>> begin Given information
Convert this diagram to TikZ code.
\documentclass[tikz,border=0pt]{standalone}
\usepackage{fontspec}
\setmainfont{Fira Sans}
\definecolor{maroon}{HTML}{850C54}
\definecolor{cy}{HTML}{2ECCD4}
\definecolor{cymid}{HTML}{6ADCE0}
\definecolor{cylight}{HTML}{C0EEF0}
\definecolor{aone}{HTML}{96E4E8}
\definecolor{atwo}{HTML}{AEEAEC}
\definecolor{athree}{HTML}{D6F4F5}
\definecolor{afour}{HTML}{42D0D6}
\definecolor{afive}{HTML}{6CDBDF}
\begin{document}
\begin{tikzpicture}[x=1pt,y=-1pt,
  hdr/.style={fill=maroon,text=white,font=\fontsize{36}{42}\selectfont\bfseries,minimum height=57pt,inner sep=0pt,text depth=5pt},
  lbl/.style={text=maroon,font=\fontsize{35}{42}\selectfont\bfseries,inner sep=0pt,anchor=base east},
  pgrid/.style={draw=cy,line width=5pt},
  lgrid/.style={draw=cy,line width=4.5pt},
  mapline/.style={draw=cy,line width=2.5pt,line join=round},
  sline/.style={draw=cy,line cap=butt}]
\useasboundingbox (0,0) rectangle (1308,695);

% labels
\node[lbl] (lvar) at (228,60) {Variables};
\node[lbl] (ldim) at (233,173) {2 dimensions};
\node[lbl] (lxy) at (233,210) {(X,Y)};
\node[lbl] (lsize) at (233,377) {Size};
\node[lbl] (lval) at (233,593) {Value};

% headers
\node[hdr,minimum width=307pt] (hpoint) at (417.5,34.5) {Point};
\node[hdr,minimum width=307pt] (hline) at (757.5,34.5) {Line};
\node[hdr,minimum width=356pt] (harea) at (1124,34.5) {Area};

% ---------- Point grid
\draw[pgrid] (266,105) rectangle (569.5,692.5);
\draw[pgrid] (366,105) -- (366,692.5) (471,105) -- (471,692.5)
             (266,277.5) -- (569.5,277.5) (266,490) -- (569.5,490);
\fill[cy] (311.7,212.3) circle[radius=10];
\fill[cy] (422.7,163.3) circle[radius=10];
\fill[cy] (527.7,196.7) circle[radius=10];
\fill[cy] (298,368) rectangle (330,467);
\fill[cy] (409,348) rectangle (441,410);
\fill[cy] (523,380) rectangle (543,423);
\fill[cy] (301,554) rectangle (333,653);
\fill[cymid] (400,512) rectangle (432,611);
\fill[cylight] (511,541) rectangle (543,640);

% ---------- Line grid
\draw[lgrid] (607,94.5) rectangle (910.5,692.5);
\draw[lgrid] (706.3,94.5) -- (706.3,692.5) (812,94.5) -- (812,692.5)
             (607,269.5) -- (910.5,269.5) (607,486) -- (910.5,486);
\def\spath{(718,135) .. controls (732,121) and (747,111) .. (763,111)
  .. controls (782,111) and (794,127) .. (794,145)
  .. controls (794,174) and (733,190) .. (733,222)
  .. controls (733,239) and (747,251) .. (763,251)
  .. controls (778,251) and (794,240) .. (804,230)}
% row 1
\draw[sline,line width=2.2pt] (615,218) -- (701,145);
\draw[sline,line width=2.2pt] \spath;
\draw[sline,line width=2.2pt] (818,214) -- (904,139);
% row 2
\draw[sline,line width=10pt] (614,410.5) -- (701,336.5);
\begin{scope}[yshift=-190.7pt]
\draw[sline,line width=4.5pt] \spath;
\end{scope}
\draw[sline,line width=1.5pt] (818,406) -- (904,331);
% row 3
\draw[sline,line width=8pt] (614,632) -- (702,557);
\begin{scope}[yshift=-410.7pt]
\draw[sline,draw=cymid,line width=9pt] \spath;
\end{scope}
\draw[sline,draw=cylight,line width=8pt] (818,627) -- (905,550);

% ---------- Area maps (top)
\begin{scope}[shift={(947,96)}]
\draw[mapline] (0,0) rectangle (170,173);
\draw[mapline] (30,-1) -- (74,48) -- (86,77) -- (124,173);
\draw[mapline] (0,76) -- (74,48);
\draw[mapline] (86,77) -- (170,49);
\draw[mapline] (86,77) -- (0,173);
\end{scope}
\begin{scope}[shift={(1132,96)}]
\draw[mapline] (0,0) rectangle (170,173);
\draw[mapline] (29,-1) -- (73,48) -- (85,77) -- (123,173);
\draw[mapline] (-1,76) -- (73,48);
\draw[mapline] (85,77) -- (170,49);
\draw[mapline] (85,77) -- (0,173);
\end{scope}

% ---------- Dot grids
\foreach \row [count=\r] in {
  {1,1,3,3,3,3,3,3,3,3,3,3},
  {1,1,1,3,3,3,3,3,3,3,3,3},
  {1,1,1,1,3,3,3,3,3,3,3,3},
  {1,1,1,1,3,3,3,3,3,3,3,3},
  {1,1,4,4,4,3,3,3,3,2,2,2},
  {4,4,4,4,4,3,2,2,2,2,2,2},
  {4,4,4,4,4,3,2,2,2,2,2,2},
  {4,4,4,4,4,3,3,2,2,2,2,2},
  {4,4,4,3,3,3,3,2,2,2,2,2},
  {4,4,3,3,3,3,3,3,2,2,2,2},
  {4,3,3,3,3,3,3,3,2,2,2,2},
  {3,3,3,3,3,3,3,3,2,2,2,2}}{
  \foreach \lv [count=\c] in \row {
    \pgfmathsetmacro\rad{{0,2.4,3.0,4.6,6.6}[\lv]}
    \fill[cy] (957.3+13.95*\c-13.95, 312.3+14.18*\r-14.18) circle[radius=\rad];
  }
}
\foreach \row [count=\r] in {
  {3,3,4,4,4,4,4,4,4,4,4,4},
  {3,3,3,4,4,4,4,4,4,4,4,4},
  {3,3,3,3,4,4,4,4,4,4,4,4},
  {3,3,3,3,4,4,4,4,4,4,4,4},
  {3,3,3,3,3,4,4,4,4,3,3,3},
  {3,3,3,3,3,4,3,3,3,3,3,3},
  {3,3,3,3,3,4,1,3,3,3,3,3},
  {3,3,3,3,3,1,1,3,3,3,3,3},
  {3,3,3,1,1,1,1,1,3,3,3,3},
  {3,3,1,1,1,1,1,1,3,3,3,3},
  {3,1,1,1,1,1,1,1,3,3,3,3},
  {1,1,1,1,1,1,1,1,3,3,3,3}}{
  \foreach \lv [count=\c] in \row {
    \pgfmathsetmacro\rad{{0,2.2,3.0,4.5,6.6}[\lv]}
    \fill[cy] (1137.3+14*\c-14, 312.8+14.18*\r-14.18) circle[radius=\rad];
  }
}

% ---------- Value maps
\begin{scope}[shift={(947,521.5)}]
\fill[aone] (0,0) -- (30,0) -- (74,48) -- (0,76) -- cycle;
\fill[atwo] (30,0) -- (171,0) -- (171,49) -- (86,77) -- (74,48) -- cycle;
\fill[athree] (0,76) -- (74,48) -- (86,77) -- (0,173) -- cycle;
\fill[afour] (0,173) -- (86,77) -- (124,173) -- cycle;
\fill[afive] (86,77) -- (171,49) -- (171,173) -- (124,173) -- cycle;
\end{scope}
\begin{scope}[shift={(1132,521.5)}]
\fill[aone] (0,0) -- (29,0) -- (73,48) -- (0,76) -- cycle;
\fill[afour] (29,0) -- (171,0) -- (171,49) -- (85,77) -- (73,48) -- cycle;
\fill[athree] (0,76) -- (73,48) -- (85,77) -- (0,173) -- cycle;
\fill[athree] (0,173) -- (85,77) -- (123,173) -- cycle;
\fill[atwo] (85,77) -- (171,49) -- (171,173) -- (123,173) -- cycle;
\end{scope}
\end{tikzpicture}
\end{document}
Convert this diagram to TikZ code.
>> end Given information
Requirements: In the listing above, please print only the lines from the first one to the line where "width=356pt] (harea) at" appears, exactly as written, both of those lines included.

The output:
Convert this diagram to TikZ code.
\documentclass[tikz,border=0pt]{standalone}
\usepackage{fontspec}
\setmainfont{Fira Sans}
\definecolor{maroon}{HTML}{850C54}
\definecolor{cy}{HTML}{2ECCD4}
\definecolor{cymid}{HTML}{6ADCE0}
\definecolor{cylight}{HTML}{C0EEF0}
\definecolor{aone}{HTML}{96E4E8}
\definecolor{atwo}{HTML}{AEEAEC}
\definecolor{athree}{HTML}{D6F4F5}
\definecolor{afour}{HTML}{42D0D6}
\definecolor{afive}{HTML}{6CDBDF}
\begin{document}
\begin{tikzpicture}[x=1pt,y=-1pt,
  hdr/.style={fill=maroon,text=white,font=\fontsize{36}{42}\selectfont\bfseries,minimum height=57pt,inner sep=0pt,text depth=5pt},
  lbl/.style={text=maroon,font=\fontsize{35}{42}\selectfont\bfseries,inner sep=0pt,anchor=base east},
  pgrid/.style={draw=cy,line width=5pt},
  lgrid/.style={draw=cy,line width=4.5pt},
  mapline/.style={draw=cy,line width=2.5pt,line join=round},
  sline/.style={draw=cy,line cap=butt}]
\useasboundingbox (0,0) rectangle (1308,695);

% labels
\node[lbl] (lvar) at (228,60) {Variables};
\node[lbl] (ldim) at (233,173) {2 dimensions};
\node[lbl] (lxy) at (233,210) {(X,Y)};
\node[lbl] (lsize) at (233,377) {Size};
\node[lbl] (lval) at (233,593) {Value};

% headers
\node[hdr,minimum width=307pt] (hpoint) at (417.5,34.5) {Point};
\node[hdr,minimum width=307pt] (hline) at (757.5,34.5) {Line};
\node[hdr,minimum width=356pt] (harea) at (1124,34.5) {Area};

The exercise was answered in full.